Wherever "this" appears in a line, copy that line.

• Material to process:
— Begin —

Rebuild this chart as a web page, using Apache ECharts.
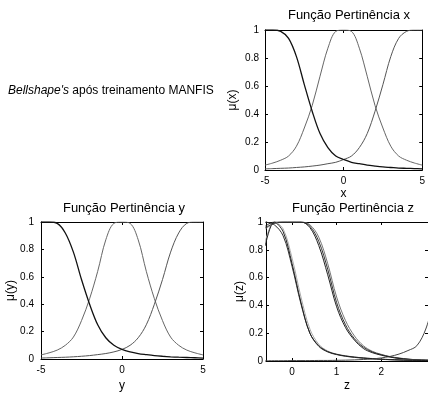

— End —
— Begin —

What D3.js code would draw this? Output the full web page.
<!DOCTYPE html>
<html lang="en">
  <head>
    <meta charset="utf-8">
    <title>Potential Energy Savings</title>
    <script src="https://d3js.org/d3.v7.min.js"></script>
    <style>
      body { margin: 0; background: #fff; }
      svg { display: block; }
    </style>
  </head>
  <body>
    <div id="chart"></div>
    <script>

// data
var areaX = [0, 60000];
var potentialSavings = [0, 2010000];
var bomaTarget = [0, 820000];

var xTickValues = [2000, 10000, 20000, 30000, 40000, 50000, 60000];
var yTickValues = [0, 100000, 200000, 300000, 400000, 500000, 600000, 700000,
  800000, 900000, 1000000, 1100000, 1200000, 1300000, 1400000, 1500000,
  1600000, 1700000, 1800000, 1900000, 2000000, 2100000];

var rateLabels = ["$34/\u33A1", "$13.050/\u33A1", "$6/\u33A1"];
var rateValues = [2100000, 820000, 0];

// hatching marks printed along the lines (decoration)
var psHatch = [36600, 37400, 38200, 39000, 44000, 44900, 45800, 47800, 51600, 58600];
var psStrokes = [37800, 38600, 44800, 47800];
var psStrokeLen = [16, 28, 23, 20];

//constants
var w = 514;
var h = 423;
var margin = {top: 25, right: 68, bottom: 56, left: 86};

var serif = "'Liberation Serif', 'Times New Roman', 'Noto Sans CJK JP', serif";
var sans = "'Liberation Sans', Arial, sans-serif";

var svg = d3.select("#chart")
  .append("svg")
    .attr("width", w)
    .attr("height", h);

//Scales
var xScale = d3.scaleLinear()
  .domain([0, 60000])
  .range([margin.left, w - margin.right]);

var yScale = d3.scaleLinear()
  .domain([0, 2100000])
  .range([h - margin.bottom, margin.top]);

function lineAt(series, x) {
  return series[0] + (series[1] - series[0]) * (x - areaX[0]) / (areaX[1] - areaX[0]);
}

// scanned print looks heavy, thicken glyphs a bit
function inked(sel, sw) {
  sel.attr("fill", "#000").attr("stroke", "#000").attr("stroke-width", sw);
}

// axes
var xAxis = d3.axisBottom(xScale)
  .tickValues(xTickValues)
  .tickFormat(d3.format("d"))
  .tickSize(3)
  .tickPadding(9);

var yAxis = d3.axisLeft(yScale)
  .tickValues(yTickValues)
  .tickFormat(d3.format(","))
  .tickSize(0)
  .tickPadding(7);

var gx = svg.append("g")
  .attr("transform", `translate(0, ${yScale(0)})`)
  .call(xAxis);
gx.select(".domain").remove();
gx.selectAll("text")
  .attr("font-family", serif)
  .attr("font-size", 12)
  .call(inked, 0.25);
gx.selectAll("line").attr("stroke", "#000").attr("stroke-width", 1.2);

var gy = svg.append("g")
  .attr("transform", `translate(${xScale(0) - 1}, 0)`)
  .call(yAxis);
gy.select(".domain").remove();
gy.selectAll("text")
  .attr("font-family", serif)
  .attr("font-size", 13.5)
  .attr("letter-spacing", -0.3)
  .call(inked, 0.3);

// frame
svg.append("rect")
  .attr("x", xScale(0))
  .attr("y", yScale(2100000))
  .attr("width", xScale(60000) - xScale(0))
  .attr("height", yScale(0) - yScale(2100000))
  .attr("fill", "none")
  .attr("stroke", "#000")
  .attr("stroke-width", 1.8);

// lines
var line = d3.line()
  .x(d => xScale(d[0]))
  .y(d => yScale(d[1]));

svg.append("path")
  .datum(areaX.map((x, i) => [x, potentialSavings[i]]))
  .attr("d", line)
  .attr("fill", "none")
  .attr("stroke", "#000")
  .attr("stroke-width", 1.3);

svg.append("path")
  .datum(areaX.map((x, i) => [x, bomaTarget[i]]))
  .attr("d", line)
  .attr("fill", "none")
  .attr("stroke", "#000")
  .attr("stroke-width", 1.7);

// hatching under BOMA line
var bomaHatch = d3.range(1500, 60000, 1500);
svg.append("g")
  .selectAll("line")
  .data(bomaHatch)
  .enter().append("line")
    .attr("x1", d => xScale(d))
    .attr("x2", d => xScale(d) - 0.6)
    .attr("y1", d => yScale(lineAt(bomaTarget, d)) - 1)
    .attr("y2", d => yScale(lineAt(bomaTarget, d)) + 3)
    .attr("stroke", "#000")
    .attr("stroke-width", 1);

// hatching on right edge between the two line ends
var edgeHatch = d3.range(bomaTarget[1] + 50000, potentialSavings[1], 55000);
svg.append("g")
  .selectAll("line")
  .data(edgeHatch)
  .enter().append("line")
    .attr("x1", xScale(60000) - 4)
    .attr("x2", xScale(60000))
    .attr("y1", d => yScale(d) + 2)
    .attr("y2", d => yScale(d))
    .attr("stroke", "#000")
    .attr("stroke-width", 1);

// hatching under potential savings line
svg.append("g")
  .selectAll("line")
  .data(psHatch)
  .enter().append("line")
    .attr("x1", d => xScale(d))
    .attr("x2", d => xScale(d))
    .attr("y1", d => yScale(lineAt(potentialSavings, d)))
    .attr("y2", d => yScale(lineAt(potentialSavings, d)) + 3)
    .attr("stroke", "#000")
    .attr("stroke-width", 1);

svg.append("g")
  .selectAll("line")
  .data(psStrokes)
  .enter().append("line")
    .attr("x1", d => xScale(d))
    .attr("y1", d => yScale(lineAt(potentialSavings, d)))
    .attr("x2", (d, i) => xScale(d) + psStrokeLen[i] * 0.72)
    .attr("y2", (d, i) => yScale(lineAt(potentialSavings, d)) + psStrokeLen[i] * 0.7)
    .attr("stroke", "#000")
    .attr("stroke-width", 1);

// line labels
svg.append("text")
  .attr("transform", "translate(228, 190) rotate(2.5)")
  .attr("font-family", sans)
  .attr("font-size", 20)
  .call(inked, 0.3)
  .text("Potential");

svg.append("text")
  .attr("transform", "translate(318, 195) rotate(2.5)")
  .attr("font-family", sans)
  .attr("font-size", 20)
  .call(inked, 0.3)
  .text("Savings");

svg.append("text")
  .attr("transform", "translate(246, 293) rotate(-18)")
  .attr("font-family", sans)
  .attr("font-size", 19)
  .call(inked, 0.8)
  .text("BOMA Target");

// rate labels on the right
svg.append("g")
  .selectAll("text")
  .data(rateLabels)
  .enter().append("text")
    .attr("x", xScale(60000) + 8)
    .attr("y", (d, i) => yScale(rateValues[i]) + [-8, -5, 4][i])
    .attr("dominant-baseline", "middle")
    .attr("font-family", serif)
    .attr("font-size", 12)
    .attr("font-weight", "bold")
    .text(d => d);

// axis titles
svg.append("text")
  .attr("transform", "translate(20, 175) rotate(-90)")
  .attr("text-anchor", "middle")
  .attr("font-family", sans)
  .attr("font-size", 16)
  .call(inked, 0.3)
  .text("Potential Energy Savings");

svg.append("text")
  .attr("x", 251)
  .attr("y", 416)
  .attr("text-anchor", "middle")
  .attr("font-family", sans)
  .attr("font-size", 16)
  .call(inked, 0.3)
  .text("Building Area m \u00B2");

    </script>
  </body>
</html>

— End —

• Answer below:
Rebuild this chart as a web page, using Apache ECharts.
What D3.js code would draw this? Output the full web page.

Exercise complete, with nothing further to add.